Prosecutor Lieutenant Colonel Jon Pavlovcak asked him yesterday how often he had seen Colonel Jordan inside the hard site, a building that housed prisoners held for interrogation. “Every day, sir,” Captain Reese replied.

Captain Reese testified that he couldn’t remember whether Colonel Jordan had ever told him directly why some prisoners were naked. But Captain Reese acknowledged having told Major General Antonio Taguba during General Taguba’s 2004 investigation of the Abu Ghraib scandal that he had had a conversation with Colonel Jordan about it.

General Taguba’s report quotes Captain Reese as saying, “He just said it’s an interrogation method that we use.”

Captain Reese testified yesterday that he remembered being told, although not necessarily by Colonel Jordan, that some prisoners were naked due to lack of clothing, refusal to wear clothes, and for disciplinary reasons.

A defense witness, civilian interrogator Steven Pescatore, testified Colonel Jordan didn’t seem to be in charge of interrogations when Mr. Pescatore was at Abu Ghraib between late September and mid-November 2003, despite Colonel Jordan’s title as director of the Joint Interrogation and Debriefing Center.

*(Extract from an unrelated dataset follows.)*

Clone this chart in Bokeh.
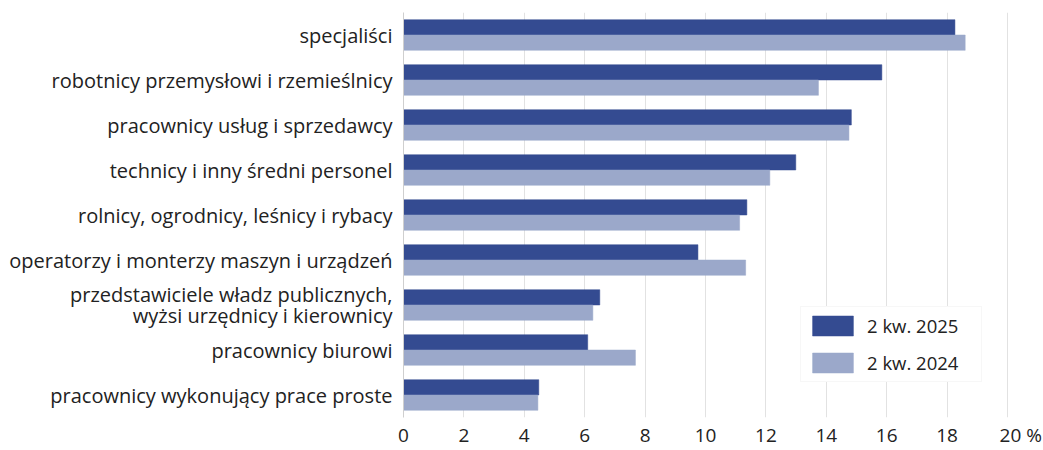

“He seemed to have some kind of support role, but he was never anyone I went to or through regarding interrogations,” Mr. Pescatore said. Mr. Pescatore said he worked through a chain of command that included Captain Carolyn Wood, who ran a unit called the Interrogation Control Element, and Colonel Thomas Pappas, who commanded the 205th Military Intelligence Brigade and took over direct supervision of the interrogation center.